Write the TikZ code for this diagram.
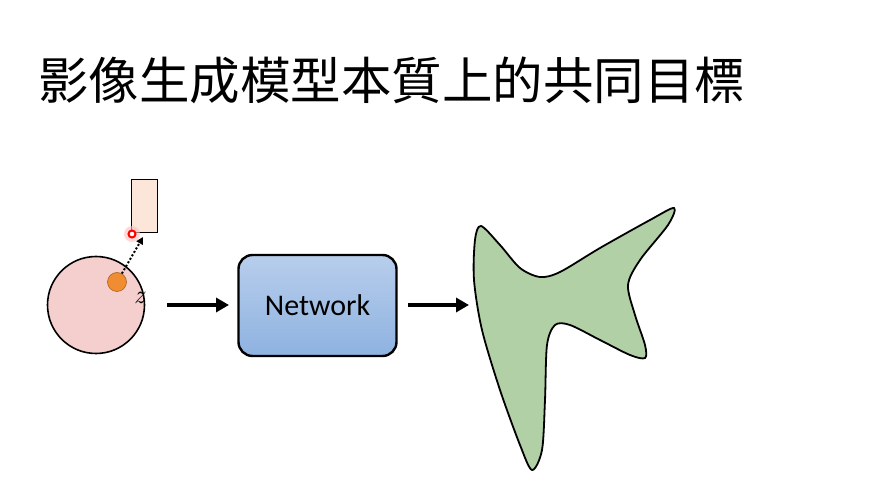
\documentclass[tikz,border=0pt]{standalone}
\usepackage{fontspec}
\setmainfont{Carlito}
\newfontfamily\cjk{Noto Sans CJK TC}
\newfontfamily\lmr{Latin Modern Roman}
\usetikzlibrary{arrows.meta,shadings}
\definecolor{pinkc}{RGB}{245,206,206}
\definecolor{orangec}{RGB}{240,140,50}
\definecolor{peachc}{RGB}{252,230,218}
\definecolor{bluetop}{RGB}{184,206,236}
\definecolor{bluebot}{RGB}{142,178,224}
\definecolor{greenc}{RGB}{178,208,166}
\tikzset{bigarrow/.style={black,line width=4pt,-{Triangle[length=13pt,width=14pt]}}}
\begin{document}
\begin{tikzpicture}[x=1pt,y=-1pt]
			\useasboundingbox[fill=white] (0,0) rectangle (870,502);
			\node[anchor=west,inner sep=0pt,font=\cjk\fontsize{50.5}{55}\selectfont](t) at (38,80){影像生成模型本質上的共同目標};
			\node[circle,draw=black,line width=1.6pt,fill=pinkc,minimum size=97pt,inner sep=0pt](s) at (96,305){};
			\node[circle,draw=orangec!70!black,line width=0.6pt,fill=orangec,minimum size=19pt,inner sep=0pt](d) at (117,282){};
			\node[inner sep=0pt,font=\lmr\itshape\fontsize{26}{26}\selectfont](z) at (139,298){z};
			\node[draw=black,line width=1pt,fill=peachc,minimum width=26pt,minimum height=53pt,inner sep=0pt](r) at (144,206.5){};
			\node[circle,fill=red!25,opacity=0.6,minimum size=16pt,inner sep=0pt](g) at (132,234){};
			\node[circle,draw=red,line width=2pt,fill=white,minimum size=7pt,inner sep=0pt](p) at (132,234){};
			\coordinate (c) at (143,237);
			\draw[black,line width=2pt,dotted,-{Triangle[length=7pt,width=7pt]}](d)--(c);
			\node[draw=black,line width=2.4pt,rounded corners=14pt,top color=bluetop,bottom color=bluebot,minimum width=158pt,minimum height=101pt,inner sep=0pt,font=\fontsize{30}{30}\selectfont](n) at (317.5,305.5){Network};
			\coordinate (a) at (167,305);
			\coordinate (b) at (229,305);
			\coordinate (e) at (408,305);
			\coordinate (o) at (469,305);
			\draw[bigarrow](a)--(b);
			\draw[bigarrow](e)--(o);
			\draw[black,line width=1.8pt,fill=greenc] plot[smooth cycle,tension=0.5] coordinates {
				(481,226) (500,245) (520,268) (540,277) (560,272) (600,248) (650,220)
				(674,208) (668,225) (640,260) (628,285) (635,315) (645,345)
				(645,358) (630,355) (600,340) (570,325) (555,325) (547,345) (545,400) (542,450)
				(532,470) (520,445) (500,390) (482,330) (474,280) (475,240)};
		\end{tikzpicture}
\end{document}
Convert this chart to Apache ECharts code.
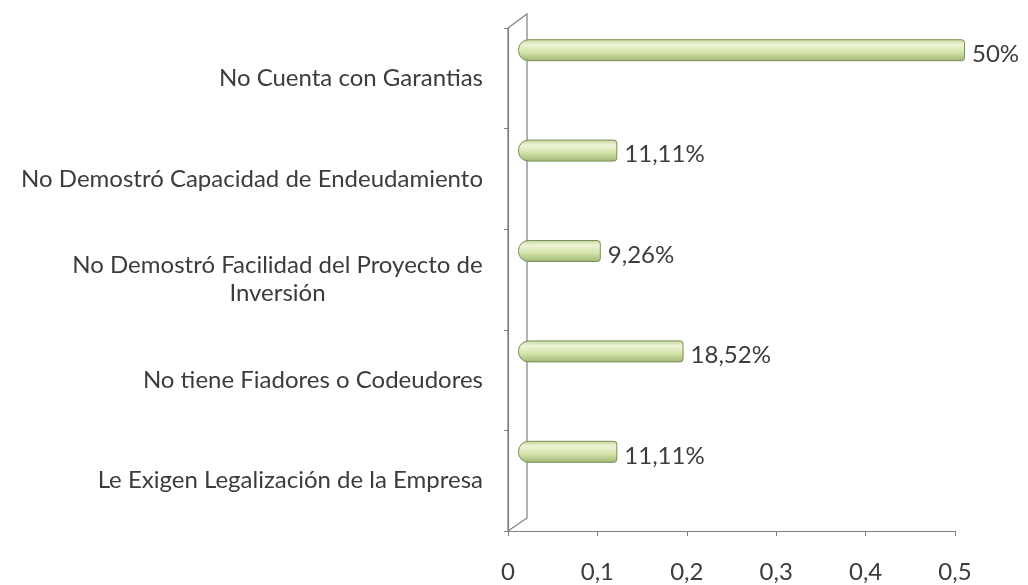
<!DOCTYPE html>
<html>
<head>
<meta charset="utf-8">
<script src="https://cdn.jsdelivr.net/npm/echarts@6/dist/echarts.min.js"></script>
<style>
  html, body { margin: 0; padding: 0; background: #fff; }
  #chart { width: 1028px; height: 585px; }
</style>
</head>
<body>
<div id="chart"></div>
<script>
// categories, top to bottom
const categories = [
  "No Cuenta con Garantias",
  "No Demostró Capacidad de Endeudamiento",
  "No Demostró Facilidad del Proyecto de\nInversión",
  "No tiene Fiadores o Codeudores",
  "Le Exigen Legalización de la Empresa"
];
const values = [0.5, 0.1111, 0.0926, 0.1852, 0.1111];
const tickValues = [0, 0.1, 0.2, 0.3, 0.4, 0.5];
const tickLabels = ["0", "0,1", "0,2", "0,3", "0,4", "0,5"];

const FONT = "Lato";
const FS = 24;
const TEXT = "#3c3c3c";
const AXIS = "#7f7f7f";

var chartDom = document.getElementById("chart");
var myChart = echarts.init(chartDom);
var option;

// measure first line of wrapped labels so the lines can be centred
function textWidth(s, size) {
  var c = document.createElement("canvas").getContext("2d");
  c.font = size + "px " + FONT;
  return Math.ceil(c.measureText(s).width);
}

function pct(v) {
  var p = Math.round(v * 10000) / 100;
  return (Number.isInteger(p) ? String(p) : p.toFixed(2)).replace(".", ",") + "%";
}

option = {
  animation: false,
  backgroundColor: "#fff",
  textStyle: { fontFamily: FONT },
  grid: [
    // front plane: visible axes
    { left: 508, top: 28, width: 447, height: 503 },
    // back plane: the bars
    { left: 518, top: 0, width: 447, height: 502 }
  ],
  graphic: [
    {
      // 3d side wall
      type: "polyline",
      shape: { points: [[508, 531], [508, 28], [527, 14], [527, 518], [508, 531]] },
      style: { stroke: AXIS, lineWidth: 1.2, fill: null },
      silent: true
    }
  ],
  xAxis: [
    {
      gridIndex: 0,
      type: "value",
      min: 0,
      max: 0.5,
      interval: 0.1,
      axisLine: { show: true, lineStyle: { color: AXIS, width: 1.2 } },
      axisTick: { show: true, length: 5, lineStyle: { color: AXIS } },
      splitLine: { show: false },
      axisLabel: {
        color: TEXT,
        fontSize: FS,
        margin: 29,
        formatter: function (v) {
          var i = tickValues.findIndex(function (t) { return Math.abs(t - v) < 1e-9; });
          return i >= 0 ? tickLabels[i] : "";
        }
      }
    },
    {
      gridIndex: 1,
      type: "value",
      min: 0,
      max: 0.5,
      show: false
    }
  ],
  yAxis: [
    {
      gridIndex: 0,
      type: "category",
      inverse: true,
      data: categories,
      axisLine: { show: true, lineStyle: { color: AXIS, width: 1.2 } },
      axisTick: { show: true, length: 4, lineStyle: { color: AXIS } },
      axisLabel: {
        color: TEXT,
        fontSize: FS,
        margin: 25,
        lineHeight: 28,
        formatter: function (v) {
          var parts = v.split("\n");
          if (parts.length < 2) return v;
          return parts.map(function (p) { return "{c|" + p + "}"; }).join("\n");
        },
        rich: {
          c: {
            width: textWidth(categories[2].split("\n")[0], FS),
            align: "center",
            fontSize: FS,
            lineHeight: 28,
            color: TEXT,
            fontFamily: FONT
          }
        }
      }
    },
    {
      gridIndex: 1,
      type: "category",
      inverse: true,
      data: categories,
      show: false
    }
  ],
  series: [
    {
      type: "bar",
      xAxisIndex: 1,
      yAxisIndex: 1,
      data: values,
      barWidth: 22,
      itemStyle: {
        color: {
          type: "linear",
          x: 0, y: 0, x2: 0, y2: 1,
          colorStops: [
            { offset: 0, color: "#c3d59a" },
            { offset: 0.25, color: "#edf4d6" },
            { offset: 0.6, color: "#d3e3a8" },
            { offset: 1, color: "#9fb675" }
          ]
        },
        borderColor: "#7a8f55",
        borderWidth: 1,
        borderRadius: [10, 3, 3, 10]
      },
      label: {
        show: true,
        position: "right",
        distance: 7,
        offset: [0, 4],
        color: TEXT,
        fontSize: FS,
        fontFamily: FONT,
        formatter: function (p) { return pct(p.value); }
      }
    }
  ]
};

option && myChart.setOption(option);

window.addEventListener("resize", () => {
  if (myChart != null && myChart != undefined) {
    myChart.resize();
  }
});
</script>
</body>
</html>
...
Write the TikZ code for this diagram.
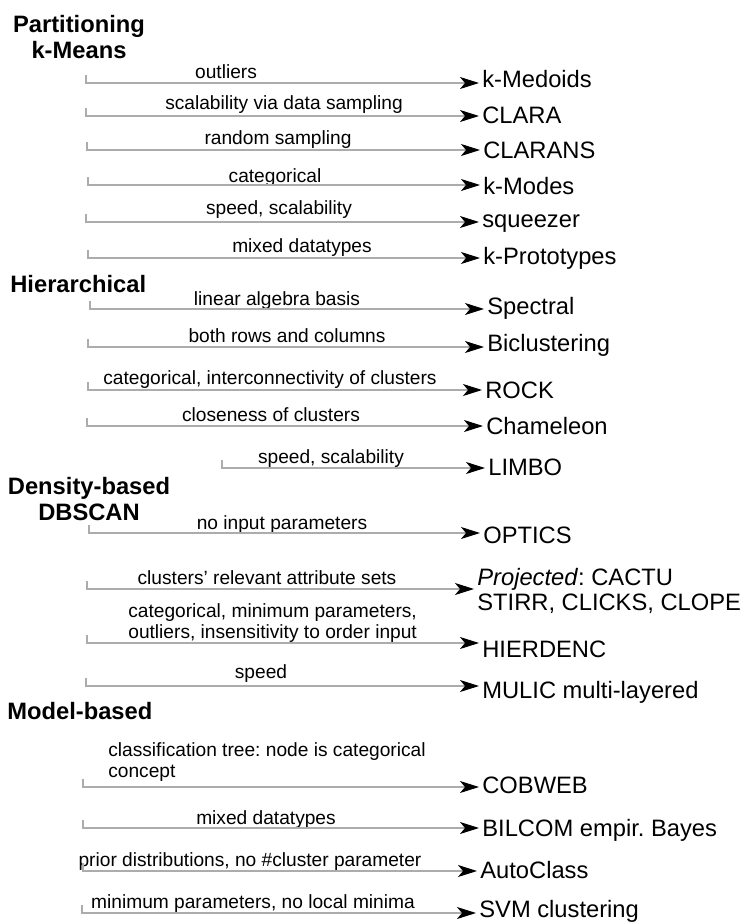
---
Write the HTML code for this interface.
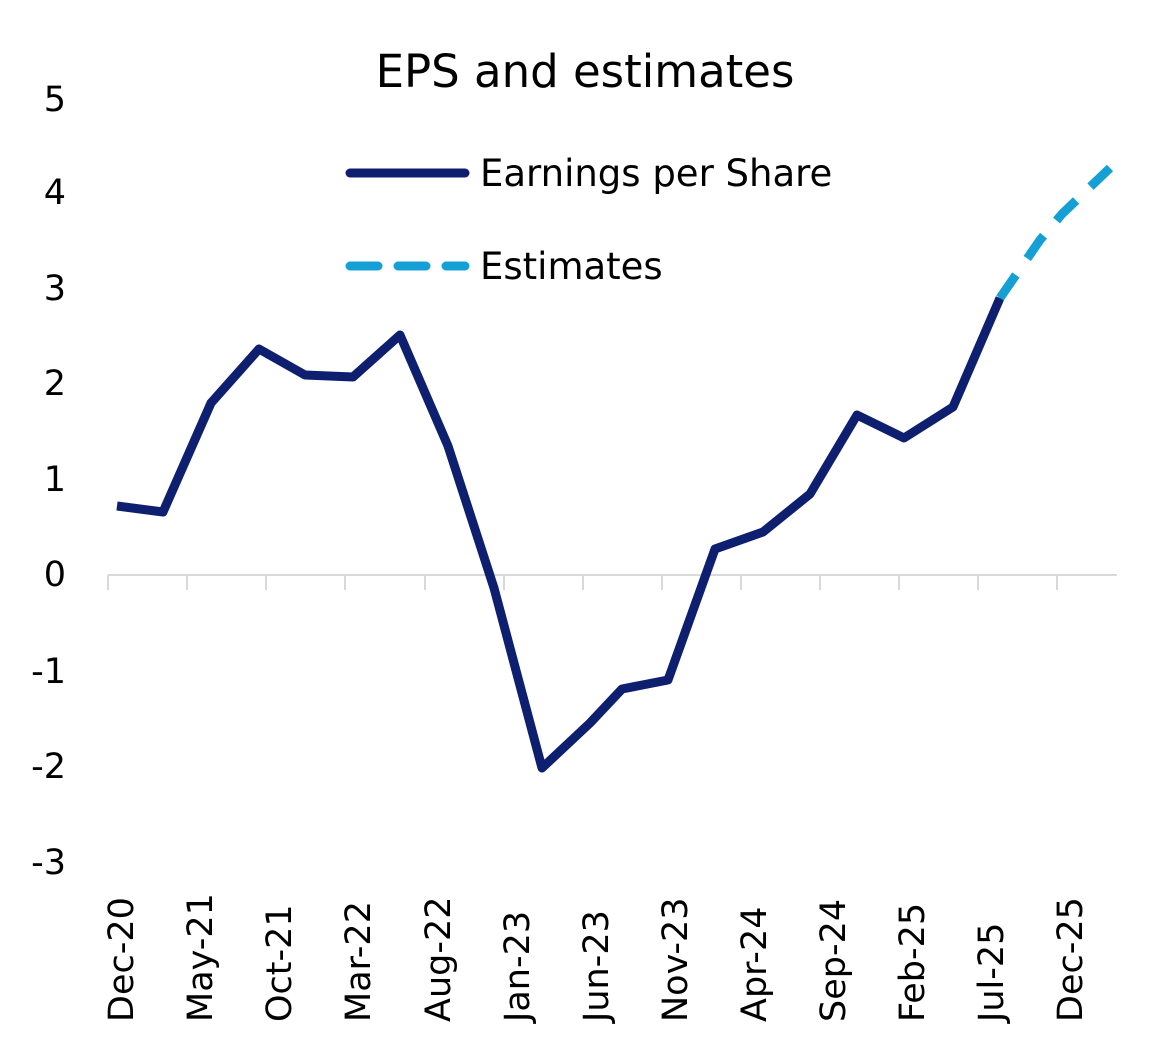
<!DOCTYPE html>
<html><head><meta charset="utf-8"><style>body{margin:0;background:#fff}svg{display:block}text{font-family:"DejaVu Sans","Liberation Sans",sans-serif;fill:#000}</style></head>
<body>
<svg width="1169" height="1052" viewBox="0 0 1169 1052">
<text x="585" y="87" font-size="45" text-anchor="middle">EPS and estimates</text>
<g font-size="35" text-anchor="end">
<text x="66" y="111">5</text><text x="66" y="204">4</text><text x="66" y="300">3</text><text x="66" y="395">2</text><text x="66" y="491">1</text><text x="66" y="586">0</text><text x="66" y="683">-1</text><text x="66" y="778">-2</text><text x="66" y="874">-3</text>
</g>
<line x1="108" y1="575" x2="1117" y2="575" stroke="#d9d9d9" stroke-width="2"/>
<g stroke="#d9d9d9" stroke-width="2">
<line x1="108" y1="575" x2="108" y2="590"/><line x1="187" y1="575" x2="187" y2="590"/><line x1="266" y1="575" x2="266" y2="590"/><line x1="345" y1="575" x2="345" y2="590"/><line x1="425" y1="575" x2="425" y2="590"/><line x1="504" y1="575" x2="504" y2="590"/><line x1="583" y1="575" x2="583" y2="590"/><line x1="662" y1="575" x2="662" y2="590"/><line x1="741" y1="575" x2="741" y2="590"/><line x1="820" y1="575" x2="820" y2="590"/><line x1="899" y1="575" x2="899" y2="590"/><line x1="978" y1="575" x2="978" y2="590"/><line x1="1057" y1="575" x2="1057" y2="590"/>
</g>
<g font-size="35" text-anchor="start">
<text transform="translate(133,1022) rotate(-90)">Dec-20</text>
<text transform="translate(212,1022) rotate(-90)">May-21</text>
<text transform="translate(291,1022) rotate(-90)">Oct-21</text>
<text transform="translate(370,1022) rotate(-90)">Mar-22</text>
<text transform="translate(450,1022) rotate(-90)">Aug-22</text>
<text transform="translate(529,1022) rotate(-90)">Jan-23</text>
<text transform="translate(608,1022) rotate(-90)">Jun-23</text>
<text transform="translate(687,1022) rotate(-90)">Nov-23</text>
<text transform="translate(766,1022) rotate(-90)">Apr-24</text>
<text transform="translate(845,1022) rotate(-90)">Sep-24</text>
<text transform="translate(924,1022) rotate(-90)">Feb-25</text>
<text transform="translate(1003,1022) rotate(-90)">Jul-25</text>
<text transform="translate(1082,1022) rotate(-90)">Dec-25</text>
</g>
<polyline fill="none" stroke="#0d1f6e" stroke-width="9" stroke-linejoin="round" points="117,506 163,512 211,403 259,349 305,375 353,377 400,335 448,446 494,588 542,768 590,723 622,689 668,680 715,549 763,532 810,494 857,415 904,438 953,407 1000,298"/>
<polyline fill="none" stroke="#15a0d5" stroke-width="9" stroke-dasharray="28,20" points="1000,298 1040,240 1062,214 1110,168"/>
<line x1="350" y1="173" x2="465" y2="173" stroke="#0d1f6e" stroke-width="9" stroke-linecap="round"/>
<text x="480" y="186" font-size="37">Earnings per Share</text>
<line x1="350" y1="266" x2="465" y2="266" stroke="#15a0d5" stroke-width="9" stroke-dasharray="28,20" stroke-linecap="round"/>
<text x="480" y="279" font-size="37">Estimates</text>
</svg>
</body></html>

> **Your objective**
Copy down every line of the entries containing the word "this".

> **Exercise response**
Write the TikZ code for this diagram.
Convert this chart to Apache ECharts code.
Write the TikZ code for this diagram.
Write the HTML code for this interface.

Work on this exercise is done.